Como consta da respetiva decisão, “(…) a fim de salvaguardar a segurança rodoviária e a concorrência, estabelecem-se definições dos tempos de trabalho, repouso, pausa e disponibilidade e a fim de salvaguardar a segurança e saúde dos trabalhadores, estabelece-se um limite máximo para o número de horas de trabalho semanal. Daqui nada se retira relativamente aos descansos compensatórios e circunstâncias em que devem ser concedidos, da mesma forma que não se retiram normas relativas às férias ou faltas dos motoristas.”

E prossegue: “O único propósito possível do estabelecimento de tais normas é o de explicar que, durante o tempo de disponibilidade, o motorista não esteve a conduzir, nem a efetuar outras tarefas cujo desgaste coloque em causa a segurança rodoviária, o que terá relevância para o tempo em que se considera admissível que o motorista venha a conduzir posteriormente. Ou seja, nada tem que ver com os descansos compensatórios.

Assim, as definições e regras em causa neste Decreto-Lei são relevantes para efeitos de segurança rodoviária e concorrência e, apenas nesta medida, prevalecerão sobre as disposições correspondentes ao Código do Trabalho, mas já não para os demais efeitos relacionados com a prestação de trabalho, dada a inexistência de correspondência entre as normas deste diploma e as do Código do Trabalho, por neste diploma não se regular a matéria dos descansos compensatórios.”

Esta jurisprudência não é, porém, unânime, havendo decisões judiciais que afastam a aplicação do regime de descanso compensatório vigente para os motoristas de transporte de passageiros sustentando a aplicabilidade, a esses casos, o regime do tempo de disponibilidade em prejuízo do descanso compensatório.
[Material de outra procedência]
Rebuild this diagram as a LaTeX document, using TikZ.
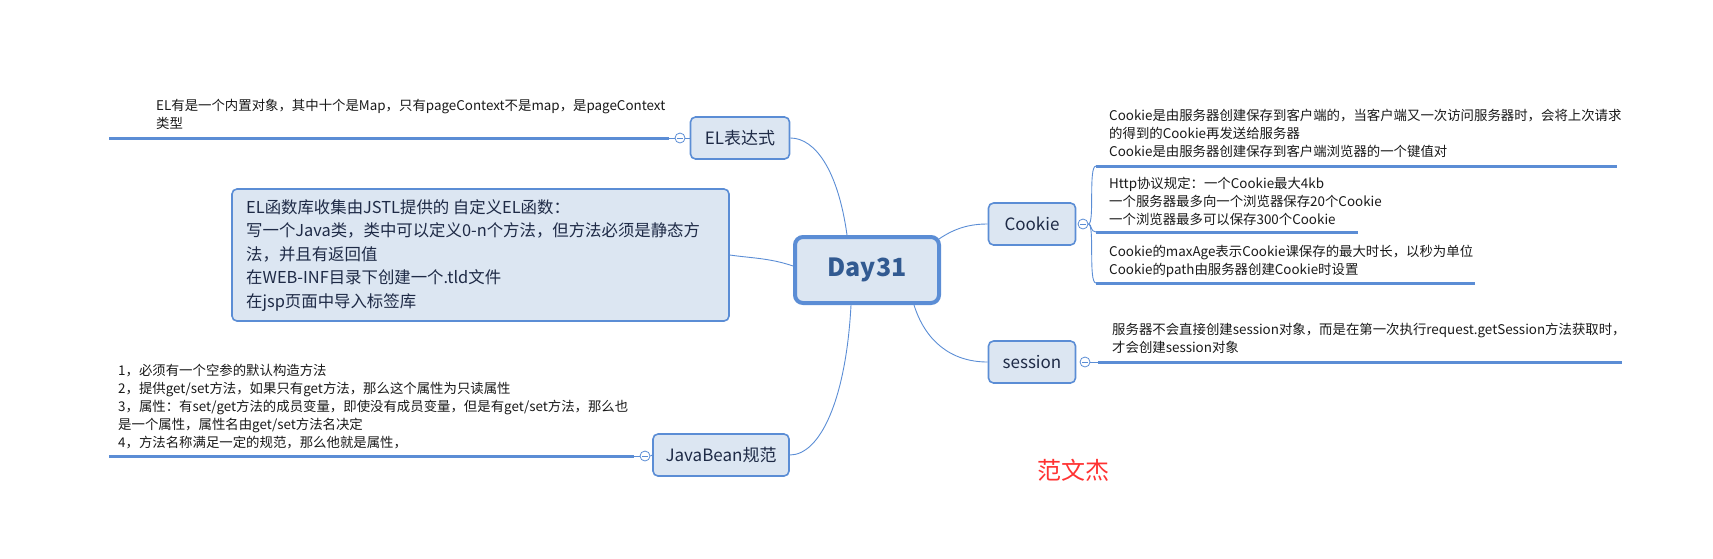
\documentclass[tikz,border=0pt]{standalone}
\usepackage{fontspec}
\setmainfont{Noto Sans CJK SC}
\definecolor{bblue}{RGB}{91,141,213}
\definecolor{bfill}{RGB}{220,230,242}
\definecolor{tcol}{RGB}{30,42,70}
\definecolor{dcol}{RGB}{50,90,145}
\definecolor{redc}{RGB}{255,50,50}
\definecolor{leafc}{RGB}{25,25,25}
\tikzset{
  topic/.style={draw=bblue, fill=bfill, line width=1.6pt, rounded corners=5pt, minimum height=42pt, text=tcol, font=\fontsize{17}{20}\selectfont, inner sep=0pt},
  central/.style={draw=bblue, fill=bfill, line width=4pt, rounded corners=8pt, minimum height=66pt, minimum width=144pt, text=dcol, font=\fontsize{25}{30}\selectfont\bfseries, inner sep=0pt},
  leaftext/.style={anchor=north west, align=left, inner sep=0pt, text=leafc, font=\fontsize{13.4}{18}\selectfont},
  bar/.style={draw=bblue, line width=3pt},
  link/.style={draw=bblue, line width=0.9pt},
  fold/.style={circle, draw=bblue, fill=white, line width=0.8pt, minimum size=10pt, inner sep=0pt,
    path picture={\draw[bblue, line width=0.8pt] ([xshift=-2.6pt]path picture bounding box.center) -- ([xshift=2.6pt]path picture bounding box.center);}}
}
\begin{document}
\begin{tikzpicture}[x=1pt,y=-1pt]
\useasboundingbox (0,0) rectangle (1713,558);

% central
\node[central] (day) at (867,270) {Day31};

% EL topic
\node[topic, minimum width=99pt] (el) at (740,138) {EL表达式};
\node[fold] (elf) at (680,138) {};
\coordinate (elb1) at (669,138);
\coordinate (elb0) at (109,138);
\draw[bar] (elb0) -- (elb1);
\draw[link] (elb1) -- (elf.west);
\draw[link] (elf.east) -- (el.west);
\node[leaftext] (elt) at (156,99) {EL有是一个内置对象，其中十个是Map，只有pageContext不是map，是pageContext\\类型};

% EL function box
\node[draw=bblue, fill=bfill, line width=1.6pt, rounded corners=5pt, minimum width=497pt, minimum height=132pt, inner sep=0pt] (fn) at (480.5,255) {};
\node[anchor=north west, align=left, inner sep=0pt, text=tcol, font=\fontsize{16.4}{23.5}\selectfont] (fnt) at (246,199) {EL函数库收集由JSTL提供的 自定义EL函数：\\写一个Java类，类中可以定义0-n个方法，但方法必须是静态方\\法，并且有返回值\\在WEB-INF目录下创建一个.tld文件\\在jsp页面中导入标签库};

% JavaBean topic
\node[topic, minimum width=136pt] (jb) at (721,455) {JavaBean规范};
\node[fold] (jbf) at (645,456) {};
\coordinate (jbb1) at (634,456);
\coordinate (jbb0) at (109,456);
\draw[bar] (jbb0) -- (jbb1);
\draw[link] (jbb1) -- (jbf.west);
\draw[link] (jbf.east) -- (jb.west);
\node[leaftext] (jbt) at (118,364) {1，必须有一个空参的默认构造方法\\2，提供get/set方法，如果只有get方法，那么这个属性为只读属性\\3，属性：有set/get方法的成员变量，即使没有成员变量，但是有get/set方法，那么也\\是一个属性，属性名由get/set方法名决定\\4，方法名称满足一定的规范，那么他就是属性，};

% Cookie topic
\node[topic, minimum width=87pt] (ck) at (1032,224) {Cookie};
\node[fold] (ckf) at (1083,224) {};
\coordinate (c1) at (1096,166);
\coordinate (c1e) at (1617,166);
\coordinate (c2) at (1096,232);
\coordinate (c2e) at (1358,232);
\coordinate (c3) at (1096,283);
\coordinate (c3e) at (1475,283);
\draw[link] (ckf.east) .. controls (1095,224) and (1088,166) .. (c1);
\draw[link] (ckf.east) .. controls (1092,224) and (1090,232) .. (c2);
\draw[link] (ckf.east) .. controls (1095,224) and (1088,283) .. (c3);
\draw[bar] (c1) -- (c1e);
\draw[bar] (c2) -- (c2e);
\draw[bar] (c3) -- (c3e);
\node[leaftext] (ck1) at (1109,109) {Cookie是由服务器创建保存到客户端的，当客户端又一次访问服务器时，会将上次请求\\的得到的Cookie再发送给服务器\\Cookie是由服务器创建保存到客户端浏览器的一个键值对};
\node[leaftext] (ck2) at (1109,177) {Http协议规定：一个Cookie最大4kb\\一个服务器最多向一个浏览器保存20个Cookie\\一个浏览器最多可以保存300个Cookie};
\node[leaftext] (ck3) at (1109,245) {Cookie的maxAge表示Cookie课保存的最大时长，以秒为单位\\Cookie的path由服务器创建Cookie时设置};

% session topic
\node[topic, minimum width=87pt] (se) at (1032,362) {session};
\node[fold] (sef) at (1085,362) {};
\coordinate (s1) at (1098,362);
\coordinate (s1e) at (1622,362);
\draw[link] (sef.east) -- (s1);
\draw[bar] (s1) -- (s1e);
\node[leaftext] (set) at (1112,323) {服务器不会直接创建session对象，而是在第一次执行request.getSession方法获取时，\\才会创建session对象};

% connectors from central
\draw[link] (day.north west) ++(54,0) coordinate (d1) .. controls (838,170) and (815,138) .. (el.east);
\draw[link] (day.west) ++(0,-4) coordinate (d2) .. controls (770,258) and (750,258) .. (fn.east);
\draw[link] (day.south west) ++(58,0) coordinate (d3) .. controls (846,400) and (820,455) .. (jb.east);
\draw[link] (day.north east) ++(-2,4) coordinate (d4) .. controls (955,228) and (970,224) .. (ck.west);
\draw[link] (day.south east) ++(-27,0) coordinate (d5) .. controls (925,340) and (950,362) .. (se.west);

% signature
\node[text=redc, font=\fontsize{24}{28}\selectfont] (sig) at (1073,470) {范文杰};
\end{tikzpicture}
\end{document}
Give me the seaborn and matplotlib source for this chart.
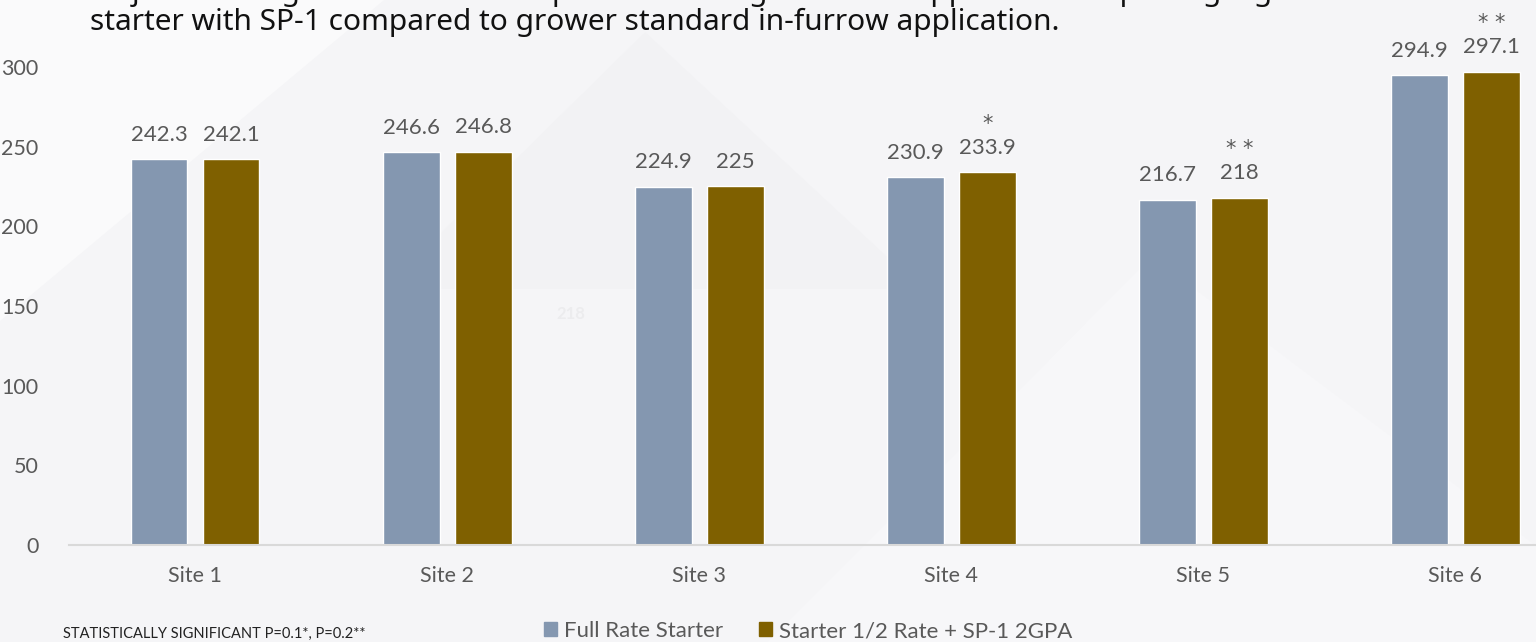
import pandas as pd
import matplotlib.pyplot as plt
import seaborn as sns
from matplotlib.patches import Polygon

# ---------- DATA ----------
SITES = ["Site 1", "Site 2", "Site 3", "Site 4", "Site 5", "Site 6"]
FULL_RATE = [242.3, 246.6, 224.9, 230.9, 216.7, 294.9]
HALF_SP1 = [242.1, 246.8, 225, 233.9, 218, 297.1]
STARS = ["", "", "", "*", "**", "**"]
SERIES = ["Full Rate Starter", "Starter 1/2 Rate + SP-1 2GPA"]
COLORS = ["#8497B0", "#7F6000"]
YTICKS = [0, 50, 100, 150, 200, 250, 300]

TITLE_1 = "Objective: Large scale on-farm replicated testing in-furrow applications replacing 2 gallons of"
TITLE_2 = "starter with SP-1 compared to grower standard in-furrow application."
FOOTNOTE = "STATISTICALLY SIGNIFICANT P=0.1*, P=0.2**"

df = pd.DataFrame({
    "site": SITES * 2,
    "value": FULL_RATE + HALF_SP1,
    "series": [SERIES[0]] * len(SITES) + [SERIES[1]] * len(SITES),
})

sns.set_style("white")
plt.rcParams["font.family"] = ["Lato", "DejaVu Sans"]

fig = plt.figure(figsize=(15.36, 6.42), dpi=100)
fig.patch.set_facecolor("#f5f5f7")

# faint background shapes, like the slide behind the chart
bg = fig.add_axes([0, 0, 1, 1], zorder=-5)
bg.set_xlim(0, 1)
bg.set_ylim(0, 1)
bg.axis("off")
bg.add_patch(Polygon([[0.0, 0.5], [0.25, 1.0], [0.0, 1.0]], color="#fafafb", lw=0))
bg.add_patch(Polygon([[0.25, 0.55], [0.42, 0.95], [0.6, 0.55]], color="#f2f2f4", lw=0))
bg.add_patch(Polygon([[0.5, 0.0], [0.75, 0.6], [1.0, 0.15], [1.0, 0.0]], color="#f7f7f9", lw=0))

ax = fig.add_axes([69 / 1536, 97 / 642, 1 - 69 / 1536, 478 / 642])
ax.set_facecolor("none")

sns.barplot(data=df, x="site", y="value", hue="series", order=SITES,
            hue_order=SERIES, palette=COLORS, width=0.571, gap=0.21,
            saturation=1, ax=ax, legend=False)

ax.set_ylim(0, 300)
ax.set_xlim(-0.5, 5.32)
ax.set_yticks(YTICKS)
ax.set_xlabel("")
ax.set_ylabel("")
for s in ["top", "right", "left"]:
    ax.spines[s].set_visible(False)
ax.spines["bottom"].set_color("#d9d9d9")
ax.spines["bottom"].set_linewidth(1.5)
ax.tick_params(axis="y", length=0, pad=22, labelsize=15.5, labelcolor="#595959")
ax.tick_params(axis="x", length=0, pad=15, labelsize=15.5, labelcolor="#595959")

# value labels and significance stars
for i, cont in enumerate(ax.containers):
    for j, bar in enumerate(cont):
        x = bar.get_x() + bar.get_width() / 2
        h = bar.get_height()
        ax.text(x, h + 9, f"{h:g}", ha="center", va="bottom", fontsize=16,
                color="#595959", clip_on=False)
        if i == 1 and STARS[j]:
            ax.text(x, h + 24, " ".join(STARS[j]), ha="center", va="bottom",
                    fontsize=15, color="#595959", clip_on=False,
                    family=["DejaVu Sans"])

ax.text(1.49, 145, "218", ha="center", va="center", fontsize=12,
        color="#ececee", fontweight="bold")

# title (first line is cut off at the top, as in the slide)
fig.text(90 / 1536, 1.012, TITLE_1, ha="left", va="center", fontsize=21.5,
         color="#111111", family=["Noto Sans", "DejaVu Sans"])
fig.text(90 / 1536, 1 - 22 / 642, TITLE_2, ha="left", va="center", fontsize=21.5,
         color="#111111", family=["Noto Sans", "DejaVu Sans"])

# footnote and legend
fig.text(63 / 1536, 1 - 634 / 642, FOOTNOTE, ha="left", va="center", fontsize=10.5,
         color="#222222")
handles = [plt.Rectangle((0, 0), 1, 1, color=c) for c in COLORS]
fig.legend(handles, SERIES, loc="center", bbox_to_anchor=(808 / 1536, 1 - 631 / 642),
           ncol=2, frameon=False, fontsize=16, handlelength=0.6, handleheight=0.6,
           handletextpad=0.3, columnspacing=1.6, labelcolor="#595959",
           borderpad=0, borderaxespad=0)

fig.savefig("out.png", dpi=100, facecolor=fig.get_facecolor())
Importa, pois, deixar claro, por via legislativa, que o Decreto-Lei n.º 237/2007, de 19 de junho, não afasta a aplicação do regime de descanso compensatório previsto no Código do Trabalho ou em instrumento de regulamentação coletiva para os motoristas das empresas de transportes coletivos de passageiros.
Nestes termos e ao abrigo da alínea b), do artigo 156.º da Constituição da República Portuguesa e da alínea b) do n.º 1 do artigo 4.º do Regimento da Assembleia da República, os Deputados abaixo assinados do Grupo Parlamentar do PCP apresentam o seguinte Projeto de Lei:

Artigo 1.º
Objeto

Com vista à proteção dos trabalhadores relativamente ao tempo de disponibilidade para o trabalho, é aditado ao artigo 1.º do Decreto-Lei n.º 237/2007 de 19 de Junho, que transpõe para a ordem jurídica interna a Diretiva n.º 2002/15/CE, do Parlamento Europeu e do Conselho, de 11 de Março, relativa à organização do tempo de trabalho das pessoas que exercem atividades móveis de transporte rodoviário, um novo n.º 4, com a seguinte redação:

«Artigo 1.º

1 – […].
2 – […].
3 – […]
4 – O presente Decreto-Lei não é aplicável aos motoristas de transportes públicos de passageiros que conduzam veículos com mais de 9 lugares, incluindo o do condutor, construídos ou adaptados de forma permanente para o efeito e que utilizem tacógrafos, aos quais se aplica o regime previsto no Código do Trabalho ou em Instrumento de regulamentação coletiva de trabalho aplicável.»

Artigo 2.º
Entrada em vigor

A presente lei entra em vigor no 5.º dia após a sua publicação.